» DATA LINES:
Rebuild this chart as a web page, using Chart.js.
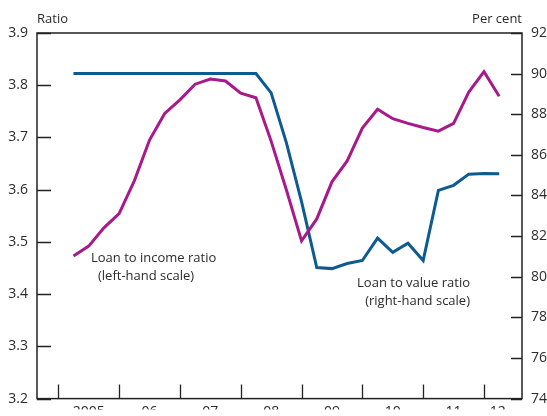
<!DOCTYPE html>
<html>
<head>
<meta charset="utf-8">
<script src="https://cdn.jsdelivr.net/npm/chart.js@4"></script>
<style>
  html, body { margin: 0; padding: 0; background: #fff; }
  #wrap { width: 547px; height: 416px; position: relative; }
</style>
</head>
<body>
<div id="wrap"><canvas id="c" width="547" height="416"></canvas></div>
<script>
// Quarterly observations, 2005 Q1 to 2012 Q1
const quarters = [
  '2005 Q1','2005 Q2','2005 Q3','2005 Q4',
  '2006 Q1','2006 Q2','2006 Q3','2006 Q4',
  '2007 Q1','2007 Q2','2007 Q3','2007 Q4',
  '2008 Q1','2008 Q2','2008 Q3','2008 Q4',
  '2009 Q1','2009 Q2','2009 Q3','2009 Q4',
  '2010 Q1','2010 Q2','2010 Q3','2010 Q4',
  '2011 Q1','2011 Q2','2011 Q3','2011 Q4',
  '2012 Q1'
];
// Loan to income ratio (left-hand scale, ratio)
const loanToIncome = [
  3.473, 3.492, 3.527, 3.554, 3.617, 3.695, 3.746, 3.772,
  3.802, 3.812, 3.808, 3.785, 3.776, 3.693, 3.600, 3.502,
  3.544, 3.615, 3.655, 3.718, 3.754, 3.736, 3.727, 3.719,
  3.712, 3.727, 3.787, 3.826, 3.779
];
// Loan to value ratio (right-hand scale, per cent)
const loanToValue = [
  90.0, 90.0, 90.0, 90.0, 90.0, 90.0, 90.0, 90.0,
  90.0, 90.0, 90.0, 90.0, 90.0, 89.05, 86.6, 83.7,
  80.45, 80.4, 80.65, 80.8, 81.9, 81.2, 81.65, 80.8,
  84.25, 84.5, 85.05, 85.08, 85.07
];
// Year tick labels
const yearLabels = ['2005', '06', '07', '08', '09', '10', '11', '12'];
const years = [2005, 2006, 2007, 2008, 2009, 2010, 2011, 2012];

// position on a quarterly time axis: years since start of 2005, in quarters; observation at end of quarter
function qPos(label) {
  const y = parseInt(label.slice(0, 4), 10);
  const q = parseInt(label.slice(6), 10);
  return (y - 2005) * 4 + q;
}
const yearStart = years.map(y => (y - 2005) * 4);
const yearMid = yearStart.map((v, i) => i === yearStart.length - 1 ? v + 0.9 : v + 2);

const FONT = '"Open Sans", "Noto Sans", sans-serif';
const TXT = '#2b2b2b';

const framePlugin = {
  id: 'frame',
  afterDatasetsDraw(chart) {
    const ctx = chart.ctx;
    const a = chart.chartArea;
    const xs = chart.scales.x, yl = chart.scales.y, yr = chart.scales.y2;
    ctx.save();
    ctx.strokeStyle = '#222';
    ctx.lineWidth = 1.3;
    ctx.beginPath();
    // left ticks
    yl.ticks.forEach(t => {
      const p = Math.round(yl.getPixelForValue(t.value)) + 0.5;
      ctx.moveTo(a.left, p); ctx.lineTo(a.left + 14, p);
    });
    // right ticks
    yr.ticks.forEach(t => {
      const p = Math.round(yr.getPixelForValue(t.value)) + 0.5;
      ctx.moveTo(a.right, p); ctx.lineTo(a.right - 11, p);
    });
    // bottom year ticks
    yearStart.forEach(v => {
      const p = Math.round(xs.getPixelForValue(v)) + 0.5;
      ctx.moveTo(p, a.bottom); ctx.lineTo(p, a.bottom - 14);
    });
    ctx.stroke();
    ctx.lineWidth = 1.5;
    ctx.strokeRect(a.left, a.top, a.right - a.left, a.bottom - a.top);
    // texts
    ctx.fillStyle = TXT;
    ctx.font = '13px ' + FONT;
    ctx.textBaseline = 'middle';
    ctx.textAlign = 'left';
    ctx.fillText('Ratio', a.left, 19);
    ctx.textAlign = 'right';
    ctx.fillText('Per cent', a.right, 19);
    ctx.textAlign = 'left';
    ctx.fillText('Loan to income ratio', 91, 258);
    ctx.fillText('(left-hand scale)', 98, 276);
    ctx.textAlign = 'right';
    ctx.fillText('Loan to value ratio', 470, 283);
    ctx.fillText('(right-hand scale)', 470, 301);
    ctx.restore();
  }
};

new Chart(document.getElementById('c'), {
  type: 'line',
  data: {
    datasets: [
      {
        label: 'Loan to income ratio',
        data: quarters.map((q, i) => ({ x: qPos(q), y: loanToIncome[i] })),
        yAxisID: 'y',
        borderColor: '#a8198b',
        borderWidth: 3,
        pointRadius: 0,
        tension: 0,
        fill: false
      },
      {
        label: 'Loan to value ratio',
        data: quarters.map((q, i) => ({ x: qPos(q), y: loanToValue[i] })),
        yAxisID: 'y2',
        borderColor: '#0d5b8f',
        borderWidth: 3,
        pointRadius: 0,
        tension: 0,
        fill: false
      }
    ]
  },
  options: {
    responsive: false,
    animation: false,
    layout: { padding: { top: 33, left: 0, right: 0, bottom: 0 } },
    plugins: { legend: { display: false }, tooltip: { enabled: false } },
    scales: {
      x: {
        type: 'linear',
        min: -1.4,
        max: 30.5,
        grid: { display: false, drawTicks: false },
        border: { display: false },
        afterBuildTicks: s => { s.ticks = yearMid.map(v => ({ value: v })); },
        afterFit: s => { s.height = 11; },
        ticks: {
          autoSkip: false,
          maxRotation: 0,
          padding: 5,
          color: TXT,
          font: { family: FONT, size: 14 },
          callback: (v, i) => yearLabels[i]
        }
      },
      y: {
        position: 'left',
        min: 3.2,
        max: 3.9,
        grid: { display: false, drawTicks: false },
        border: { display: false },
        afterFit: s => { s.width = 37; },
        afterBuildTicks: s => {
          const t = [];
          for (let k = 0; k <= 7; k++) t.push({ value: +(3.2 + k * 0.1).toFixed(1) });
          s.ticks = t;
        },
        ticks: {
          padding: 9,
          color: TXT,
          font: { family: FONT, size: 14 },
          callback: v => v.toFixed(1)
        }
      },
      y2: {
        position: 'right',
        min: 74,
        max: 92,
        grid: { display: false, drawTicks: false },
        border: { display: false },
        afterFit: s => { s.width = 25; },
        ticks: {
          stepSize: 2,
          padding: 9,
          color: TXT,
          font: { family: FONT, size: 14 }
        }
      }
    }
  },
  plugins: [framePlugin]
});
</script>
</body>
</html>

» EXERCISE TASK: Leave the images out, please, and restate each line word for word.

» EXERCISE RESULT:
Rebuild this chart as a web page, using Chart.js.
<!DOCTYPE html>
<html>
<head>
<meta charset="utf-8">
<script src="https://cdn.jsdelivr.net/npm/chart.js@4"></script>
<style>
  html, body { margin: 0; padding: 0; background: #fff; }
  #wrap { width: 547px; height: 416px; position: relative; }
</style>
</head>
<body>
<div id="wrap"><canvas id="c" width="547" height="416"></canvas></div>
<script>
// Quarterly observations, 2005 Q1 to 2012 Q1
const quarters = [
  '2005 Q1','2005 Q2','2005 Q3','2005 Q4',
  '2006 Q1','2006 Q2','2006 Q3','2006 Q4',
  '2007 Q1','2007 Q2','2007 Q3','2007 Q4',
  '2008 Q1','2008 Q2','2008 Q3','2008 Q4',
  '2009 Q1','2009 Q2','2009 Q3','2009 Q4',
  '2010 Q1','2010 Q2','2010 Q3','2010 Q4',
  '2011 Q1','2011 Q2','2011 Q3','2011 Q4',
  '2012 Q1'
];
// Loan to income ratio (left-hand scale, ratio)
const loanToIncome = [
  3.473, 3.492, 3.527, 3.554, 3.617, 3.695, 3.746, 3.772,
  3.802, 3.812, 3.808, 3.785, 3.776, 3.693, 3.600, 3.502,
  3.544, 3.615, 3.655, 3.718, 3.754, 3.736, 3.727, 3.719,
  3.712, 3.727, 3.787, 3.826, 3.779
];
// Loan to value ratio (right-hand scale, per cent)
const loanToValue = [
  90.0, 90.0, 90.0, 90.0, 90.0, 90.0, 90.0, 90.0,
  90.0, 90.0, 90.0, 90.0, 90.0, 89.05, 86.6, 83.7,
  80.45, 80.4, 80.65, 80.8, 81.9, 81.2, 81.65, 80.8,
  84.25, 84.5, 85.05, 85.08, 85.07
];
// Year tick labels
const yearLabels = ['2005', '06', '07', '08', '09', '10', '11', '12'];
const years = [2005, 2006, 2007, 2008, 2009, 2010, 2011, 2012];

// position on a quarterly time axis: years since start of 2005, in quarters; observation at end of quarter
function qPos(label) {
  const y = parseInt(label.slice(0, 4), 10);
  const q = parseInt(label.slice(6), 10);
  return (y - 2005) * 4 + q;
}
const yearStart = years.map(y => (y - 2005) * 4);
const yearMid = yearStart.map((v, i) => i === yearStart.length - 1 ? v + 0.9 : v + 2);

const FONT = '"Open Sans", "Noto Sans", sans-serif';
const TXT = '#2b2b2b';

const framePlugin = {
  id: 'frame',
  afterDatasetsDraw(chart) {
    const ctx = chart.ctx;
    const a = chart.chartArea;
    const xs = chart.scales.x, yl = chart.scales.y, yr = chart.scales.y2;
    ctx.save();
    ctx.strokeStyle = '#222';
    ctx.lineWidth = 1.3;
    ctx.beginPath();
    // left ticks
    yl.ticks.forEach(t => {
      const p = Math.round(yl.getPixelForValue(t.value)) + 0.5;
      ctx.moveTo(a.left, p); ctx.lineTo(a.left + 14, p);
    });
    // right ticks
    yr.ticks.forEach(t => {
      const p = Math.round(yr.getPixelForValue(t.value)) + 0.5;
      ctx.moveTo(a.right, p); ctx.lineTo(a.right - 11, p);
    });
    // bottom year ticks
    yearStart.forEach(v => {
      const p = Math.round(xs.getPixelForValue(v)) + 0.5;
      ctx.moveTo(p, a.bottom); ctx.lineTo(p, a.bottom - 14);
    });
    ctx.stroke();
    ctx.lineWidth = 1.5;
    ctx.strokeRect(a.left, a.top, a.right - a.left, a.bottom - a.top);
    // texts
    ctx.fillStyle = TXT;
    ctx.font = '13px ' + FONT;
    ctx.textBaseline = 'middle';
    ctx.textAlign = 'left';
    ctx.fillText('Ratio', a.left, 19);
    ctx.textAlign = 'right';
    ctx.fillText('Per cent', a.right, 19);
    ctx.textAlign = 'left';
    ctx.fillText('Loan to income ratio', 91, 258);
    ctx.fillText('(left-hand scale)', 98, 276);
    ctx.textAlign = 'right';
    ctx.fillText('Loan to value ratio', 470, 283);
    ctx.fillText('(right-hand scale)', 470, 301);
    ctx.restore();
  }
};

new Chart(document.getElementById('c'), {
  type: 'line',
  data: {
    datasets: [
      {
        label: 'Loan to income ratio',
        data: quarters.map((q, i) => ({ x: qPos(q), y: loanToIncome[i] })),
        yAxisID: 'y',
        borderColor: '#a8198b',
        borderWidth: 3,
        pointRadius: 0,
        tension: 0,
        fill: false
      },
      {
        label: 'Loan to value ratio',
        data: quarters.map((q, i) => ({ x: qPos(q), y: loanToValue[i] })),
        yAxisID: 'y2',
        borderColor: '#0d5b8f',
        borderWidth: 3,
        pointRadius: 0,
        tension: 0,
        fill: false
      }
    ]
  },
  options: {
    responsive: false,
    animation: false,
    layout: { padding: { top: 33, left: 0, right: 0, bottom: 0 } },
    plugins: { legend: { display: false }, tooltip: { enabled: false } },
    scales: {
      x: {
        type: 'linear',
        min: -1.4,
        max: 30.5,
        grid: { display: false, drawTicks: false },
        border: { display: false },
        afterBuildTicks: s => { s.ticks = yearMid.map(v => ({ value: v })); },
        afterFit: s => { s.height = 11; },
        ticks: {
          autoSkip: false,
          maxRotation: 0,
          padding: 5,
          color: TXT,
          font: { family: FONT, size: 14 },
          callback: (v, i) => yearLabels[i]
        }
      },
      y: {
        position: 'left',
        min: 3.2,
        max: 3.9,
        grid: { display: false, drawTicks: false },
        border: { display: false },
        afterFit: s => { s.width = 37; },
        afterBuildTicks: s => {
          const t = [];
          for (let k = 0; k <= 7; k++) t.push({ value: +(3.2 + k * 0.1).toFixed(1) });
          s.ticks = t;
        },
        ticks: {
          padding: 9,
          color: TXT,
          font: { family: FONT, size: 14 },
          callback: v => v.toFixed(1)
        }
      },
      y2: {
        position: 'right',
        min: 74,
        max: 92,
        grid: { display: false, drawTicks: false },
        border: { display: false },
        afterFit: s => { s.width = 25; },
        ticks: {
          stepSize: 2,
          padding: 9,
          color: TXT,
          font: { family: FONT, size: 14 }
        }
      }
    }
  },
  plugins: [framePlugin]
});
</script>
</body>
</html>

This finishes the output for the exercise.